Three: Personal evangelism. We would use all the tools in our arsenal: servant evangelism (like water bottle giveaways, free gift-wrapping, etc.) to promote the Big Days. We would also announce the Big Day well in advance and distribute My Connection Commitment Cards a few weeks before each Big Day and give people time to fill them out during worship.

It’s essential that pastors and board members take ownership in this and make a commitment to invite people in their oikos (network of relationships). No one in leadership can be exempt. When Jesus called His first disciples to follow Him, He told them that they would be fishers of men (Luke 5:10). Interesting—Jesus never called anyone to be keeper of the aquarium!

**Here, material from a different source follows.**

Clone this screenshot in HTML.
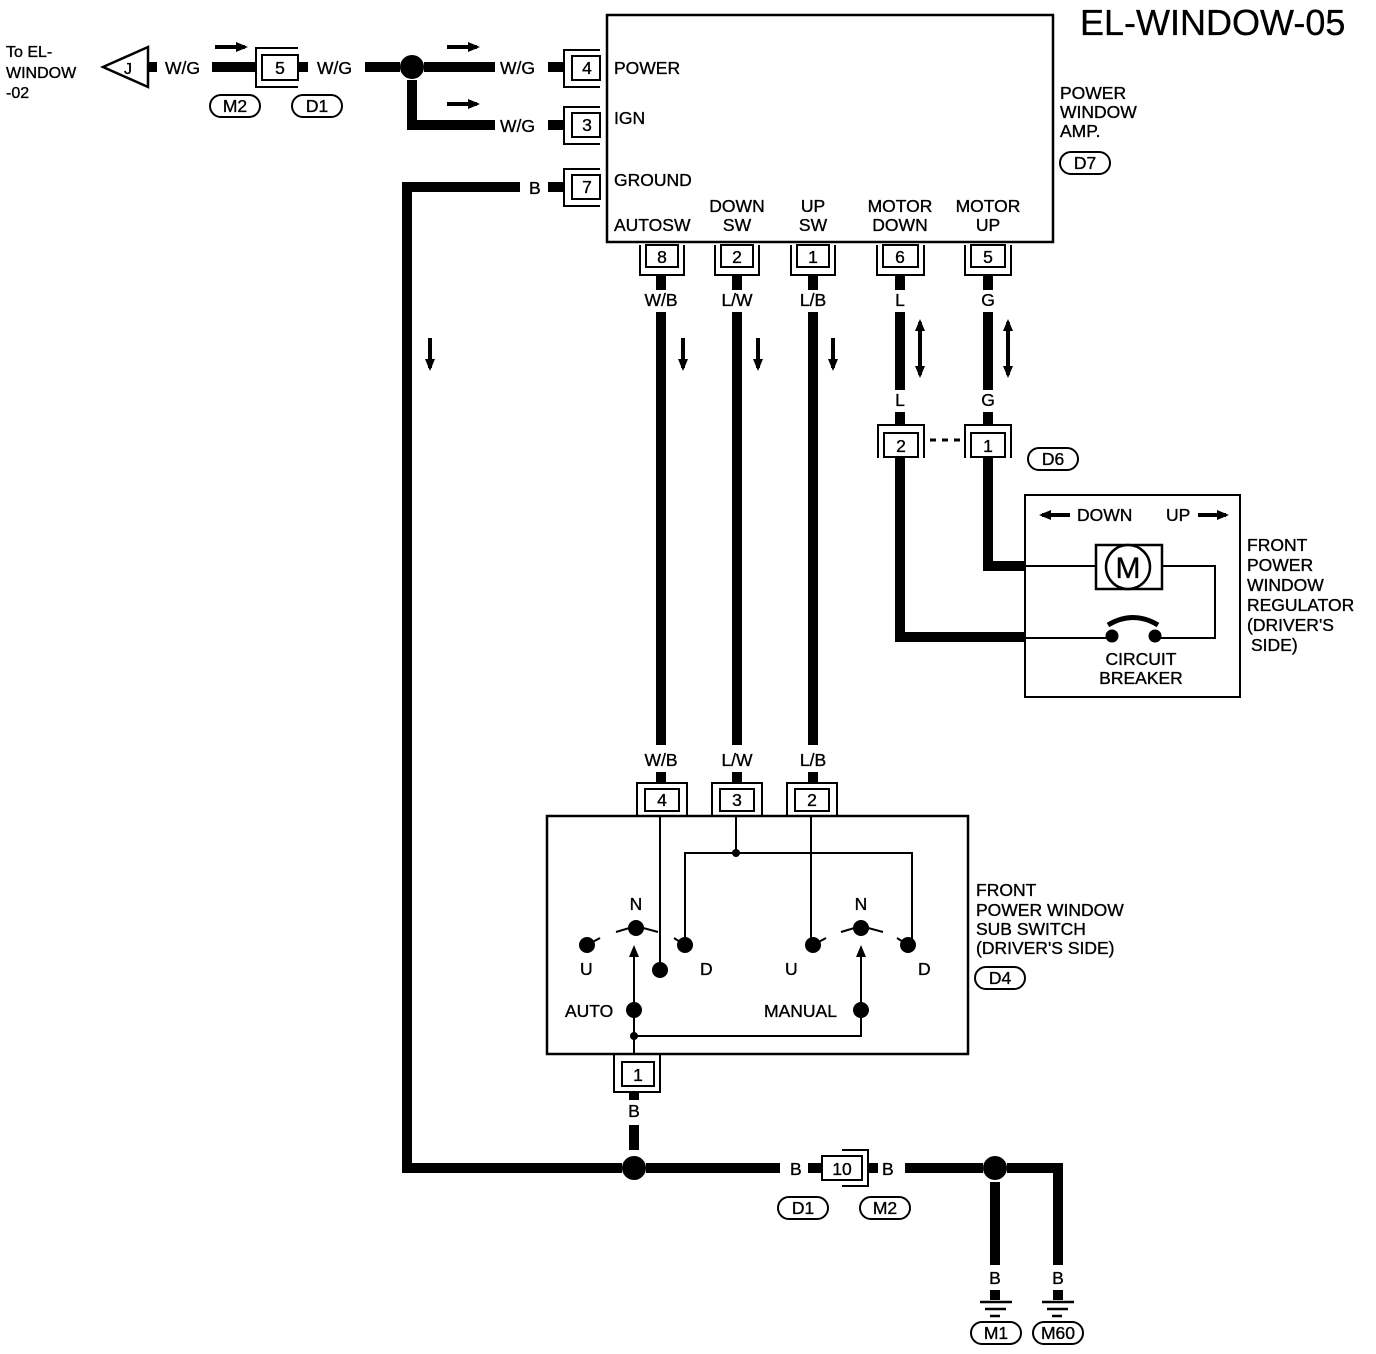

Evangelism is one of the stated values of our church. All our leaders need to live by the values we profess, or they should not be regarded as leaders. This pertains to all the pastors and staff, the board, teachers and others who are involved in leadership. As someone put it, “If you’re not fishing, then you’re not following!”

Four: Preservation. This is where the Connection Card and the first-time guest gift come in, as well as the whole connection (assimilation) system. To go into detail on all the things we do for connection goes beyond the scope this report. The key thing here is to brace for a higher volume than usual and to have plenty of materials on hand for guests.

  1. Set a goal for the Big Day

We’ve discussed that above. What I didn’t say before is that we should go public with the attendance goal for the day so as to generate enthusiasm for the attendance goal to create focus and to give us a reason for celebration. Not only that, the attendance should be counted on the spot so we can tell the people that day (especially if we hit or surpass the goal!)

  1. Preach on the Big day the week before the Big day

I plan to set aside the entire message two weeks before Easter for this very purpose. (I would do it the week before, but that’s when we do the Palm Sunday musical.) This is a day to cast vision. This is a day to focus of prayer for the spiritually needy. This is the day when we’d give out the Impact cards for people to use to invite others as well as the My Connection Commitment cards as a pray and invite reminder for themselves. This is a high challenge day. Everybody walks out knowing that a BIG DAY is coming. Then that week, we’ll follow up with people who made a commitment to invite (via their Next Step) by multiple means (letters, emails, etc.) The staff and the board would get their reminder as well.

  1. Conduct the Big Day

OK, the main event comes. One thing to keep in mind: get ready for a satanic attack! The devil’s irritated, and this is the day the sound system won’t work, or the kids are sick and so on. That’s why you pray, pray, pray!

Also, this is a good day to offer snacks on the courtyard, to have parking directors in the lot and to have up additional parking signs to direct people to the two other lots we have available to us.

  1. Follow-up on the Big Day

We’ll debrief the Big Day as a staff and report that to the board, asking for their insights as well. Then we’ll improve, and get moving on the next Big Day. And we’ll celebrate!